Implementing ipld.Node
for Event
This is the Node
interface:
type Node interface {
Kind() Kind
LookupByString(key string) (Node, error)
LookupByNode(key Node) (Node, error)
LookupByIndex(idx int64) (Node, error)
LookupBySegment(seg PathSegment) (Node, error)
MapIterator() MapIterator
ListIterator() ListIterator
Length() int64
IsAbsent() bool
IsNull() bool
AsBool() (bool, error)
AsInt() (int64, error)
AsFloat() (float64, error)
AsString() (string, error)
AsBytes() ([]byte, error)
AsLink() (Link, error)
Prototype() NodePrototype
}
This is effectively a union of all the possible behaviours of an IPLD data type. Typically if you have a Node
you will switch on the underlying type of it to figure out what methods to call. For example:
func prettyPrintNode(node ipld.Node, indent int) (string, err) {
switch node.Kind() {
case ipld.Kind_String:
strValue, err := node.AsString()
return strings.Repeat(" ", indent) + strValue
... // and so on for other cases
}
}
An immediate question that occurred to me here is ‘what would this look like for recursive structures like a map?’. This is what the MapIterator
and ListIterator
interfaces are for.
func prettyPrintNode(node ipld.Node, indent int) (string, err) {
switch node.Kind() {
...
case ipld.Kind_Map:
result := ""
mapIter := node.MapIterator()
for !mapIter.Done() {
keyNode, valueNode, err := mapIter.Next()
if err != nil {
return "", err
}
keyStr, err := prettyPrintNode(keyNode, indent + 2)
if err != nil {
return "", err
}
valueStr, err := prettyPrintNode(valueNode, indent + 2)
if err != nil {
return "", err
}
indentString = strings.Repeat(" ", indent)
return indentString + "key: " + keyStr + "\n" + indentString + valueStr, nil
}
... // and so on for other cases
}
}
We use the MapIterator
to iterate over the values of the map and render them recursively.

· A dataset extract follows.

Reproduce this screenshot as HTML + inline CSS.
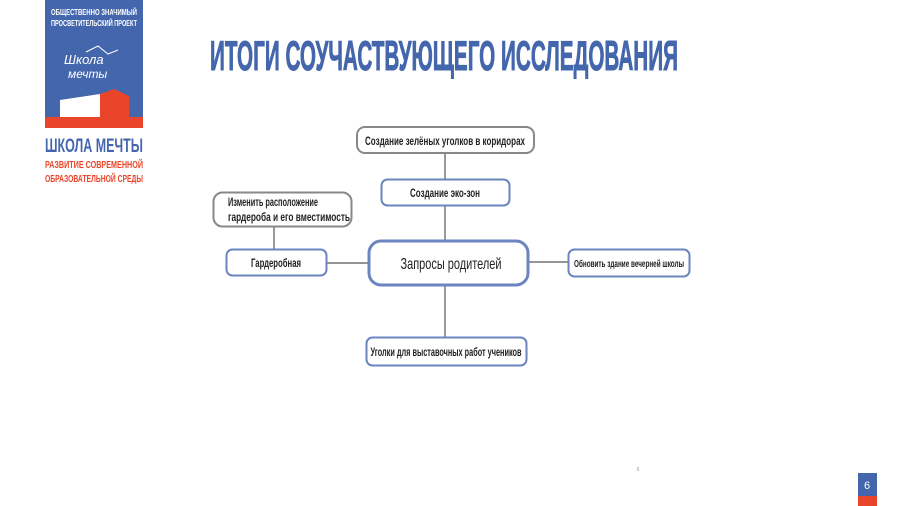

To implement this for Event
we throw an error for all of the As*
methods. We also implement things like LookupByString
and Length
with with appropriate implementations - again look at the linked example for details. The most interesting part of the implmentation is the implementation of MapIterator
. To implement this we need something that stores some kind of iteration progress, here’s what that looks like:
type eventMapIterator struct {
event *Event
currentIndex uint
}
func (ei *eventMapIterator) Done() bool {
return ei.currentIndex > 1
}
func (ei *eventMapIterator) Next() (ipld.Node, ipld.Node, error) {
switch ei.currentIndex {
case 0:
ei.currentIndex += 1
return basicnode.NewString("name"), basicnode.NewString(ei.event.name), nil
case 1:
ei.currentIndex += 1
previous := ipld.Null
if ei.event.previous != nil {
previous = basicnode.NewLink(cidlink.Link{Cid: *ei.event.previous})
}
return basicnode.NewString("previous"), previous, nil
default:
return nil, nil, fmt.Errorf("Next() called on mapiterator which is Done")
}
}
Most of this should speak for itself, with the exception of the use of basicnode
. This is a package I alluded to earlier which contains implementations of ipld.Node
for all the basic Go types, here we use that package to construct nodes for the basic types of our event map.
With this Node
implementation our work is done, we can read and write events from our Event
struct to anything which speaks the IPFS HTTP API. You can build the example application to have a play with this if you like.
Conclusion
I’ve reviewed all the moving parts required to work with go-ipld-prime
. It may seem like there is a lot going on here, but in practice there is code generation tooling which is intended to remove much of this from the programmers consciousness. Nevertheless, this article is hopefully useful if you need to do something more complicated than simply serializing and deserializing Go types - such as implementing a new codec, which I will cover in another post.